2007-11-09 Thread Michael Bayer


On Nov 9, 2007, at 5:10 PM, [EMAIL PROTECTED] wrote:



 yeah this is the same thing.  if you get A's ID column in there
 instead of C's the problem would not occuri think this is why our
 own test suite doesn't have these issues.  ive made the A-B FK
 match previous checkin recursive, so it also matches A- 
 C,D,E,,
 in r3759.


 actually, what would prevent the issue in the first place would be
 if you use the A_tbl.db_id column in your poly union instead of
 B_tbl.db_id.  in 0.4, mappers always use the base table's column as
 the primary key column and it actually would not even search for
 B_tbl.db_id.

 hmm i'll check if i can do this way (as i also support 0.3.x).
 in the mean time, one more of the same...

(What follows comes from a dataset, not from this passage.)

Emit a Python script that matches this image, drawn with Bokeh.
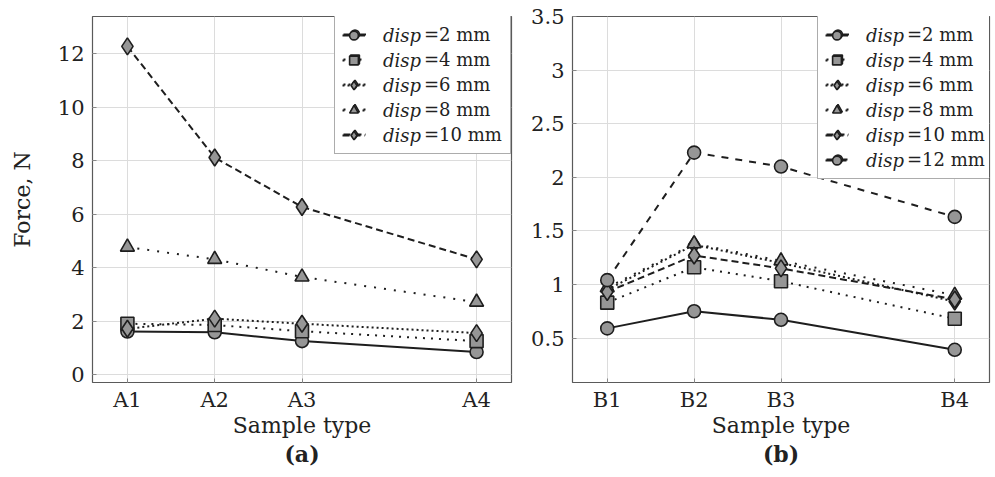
from bokeh.plotting import figure
from bokeh.models import (Range1d, FixedTicker, Legend, LegendItem, Title,
                          CustomJSTickFormatter)
from bokeh.layouts import row
from bokeh.embed import file_html
from bokeh.resources import INLINE

# ---------------- data ----------------
a_types = ["A1", "A2", "A3", "A4"]
a_pos = [1, 2, 3, 5]
a_disp2 = [1.61, 1.58, 1.25, 0.84]
a_disp4 = [1.90, 1.85, 1.62, 1.25]
a_disp6 = [1.71, 2.09, 1.90, 1.55]
a_disp8 = [4.77, 4.31, 3.65, 2.71]
a_disp10 = [12.28, 8.12, 6.27, 4.31]

b_types = ["B1", "B2", "B3", "B4"]
b_pos = [1, 2, 3, 5]
b_disp2 = [0.59, 0.75, 0.67, 0.39]
b_disp4 = [0.83, 1.16, 1.03, 0.68]
b_disp6 = [0.95, 1.37, 1.20, 0.84]
b_disp8 = [0.97, 1.38, 1.22, 0.90]
b_disp10 = [0.93, 1.27, 1.15, 0.86]
b_disp12 = [1.04, 2.23, 2.10, 1.63]

a_yticks = [0, 2, 4, 6, 8, 10, 12]
b_yticks = [0.5, 1, 1.5, 2, 2.5, 3, 3.5]

disp_word = "disp"
disp_values = ["=2 mm", "=4 mm", "=6 mm", "=8 mm", "=10 mm", "=12 mm"]

# ---------------- styles ----------------
FONT = "DejaVu Serif"
TXT = "#222222"
LINE = "#1e1e1e"
FILL = "#969696"
styles = [
    dict(marker="circle", dash="solid", size=13),
    dict(marker="square", dash="2 6", size=13),
    dict(marker="diamond", dash="2 3", size=17),
    dict(marker="triangle", dash="2 8", size=14),
    dict(marker="diamond", dash="7 4", size=17),
    dict(marker="circle", dash="7 7", size=13),
]

FRAME_H = 366
PAD, GW, GH, SP = 8, 23, 22, 3
LEG_FS = "18px"


def make_fig(width, bl, br, yr, types, pos, yticks, tag, ylabel=None):
    p = figure(width=width, height=477, x_range=Range1d(0.6, 5.4), y_range=Range1d(*yr),
               output_backend="svg", toolbar_location=None,
               min_border_top=16, min_border_bottom=95, min_border_left=bl, min_border_right=br)
    p.outline_line_color = "#5a5a5a"
    p.outline_line_width = 1.2
    p.background_fill_color = "white"
    p.border_fill_color = "white"
    p.grid.grid_line_color = "#dcdcdc"
    p.grid.grid_line_width = 1

    p.xaxis.ticker = FixedTicker(ticks=pos)
    p.xaxis.major_label_overrides = {k: v for k, v in zip(pos, types)}
    p.yaxis.ticker = FixedTicker(ticks=yticks)
    p.yaxis.formatter = CustomJSTickFormatter(code="return String(Math.round(tick*10)/10);")
    for ax in (p.xaxis[0], p.yaxis[0]):
        ax.axis_line_color = None
        ax.major_tick_in = 4
        ax.major_tick_out = 0
        ax.major_tick_line_color = "#888888"
        ax.minor_tick_line_color = None
        ax.major_label_text_font = FONT
        ax.major_label_text_font_size = "21px"
        ax.major_label_text_color = TXT
        ax.axis_label_text_font = FONT
        ax.axis_label_text_font_size = "22px"
        ax.axis_label_text_font_style = "normal"
        ax.axis_label_text_color = TXT
    p.xaxis.major_label_standoff = 5
    p.xaxis.axis_label = "Sample type"
    p.xaxis.axis_label_standoff = -2
    p.yaxis.major_label_standoff = 8
    if ylabel:
        p.yaxis.axis_label = ylabel
        p.yaxis.axis_label_standoff = 20

    t = Title(text=tag, align="center", text_font=FONT, text_font_size="22px",
              text_font_style="bold", text_color=TXT, standoff=-4)
    p.add_layout(t, "below")
    return p


def add_series(p, pos, series, leg_x):
    items_val, items_word = [], []
    n = len(series)
    for i, ys in enumerate(series):
        st = styles[i]
        ln = p.line(pos, ys, line_color=LINE, line_width=2, line_dash=st["dash"])
        sc = p.scatter(pos, ys, marker=st["marker"], size=st["size"], fill_color=FILL,
                       line_color=LINE, line_width=1.6)
        items_val.append(LegendItem(label=disp_values[i], renderers=[ln, sc]))
        items_word.append(LegendItem(label=disp_word, renderers=[ln, sc]))
    leg_h = 2 * PAD + n * GH + (n - 1) * SP
    common = dict(location=(leg_x, FRAME_H - leg_h), margin=0, padding=PAD, spacing=SP,
                  glyph_width=GW, glyph_height=GH, label_height=GH,
                  label_text_font=FONT, label_text_font_size=LEG_FS, label_text_color=TXT,
                  border_line_color="#5a5a5a", border_line_width=1.2)
    # box + upright "=N mm" part
    lg_val = Legend(items=items_val, label_standoff=58,
                    background_fill_color="white", background_fill_alpha=1.0, **common)
    # glyphs + italic "disp" part (transparent box, same geometry)
    lg_word = Legend(items=items_word, label_standoff=18, label_text_font_style="italic",
                     border_line_alpha=0.0, background_fill_alpha=0.0, **common)
    p.add_layout(lg_val)
    p.add_layout(lg_word)


pa = make_fig(528, 92, 17, (-0.3, 13.4), a_types, a_pos, a_yticks, "(a)", ylabel="Force, N")
add_series(pa, a_pos, [a_disp2, a_disp4, a_disp6, a_disp8, a_disp10], 242)

pb = make_fig(467, 42, 6, (0.085, 3.5), b_types, b_pos, b_yticks, "(b)")
add_series(pb, b_pos, [b_disp2, b_disp4, b_disp6, b_disp8, b_disp10, b_disp12], 245)

layout = row(pa, pb)
open("out.html", "w").write(file_html(layout, INLINE))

 and how exactly to guess through the A.join(B).join(C)... that  
 C.dbid is
 equivalent  with A.dbid? ask mapper for equivalence?
 or should that be additional info given to polumunion maker and coming
 from inheritance chain?

well the mapper is figuring it out right now by following the foreign  
key chain from c.id to a.id.  so it is possible.  but ideally the  
polyunion maker should have all the info it needs to construct the  
best query.

most of the world isnt mixing concrete inheritance with joined table  
inheritance so the whole polyunion idea is not too crucial in 0.4.  I  
dont konw of any ORM that can do nearly the mixing of styles that we  
do in that regard.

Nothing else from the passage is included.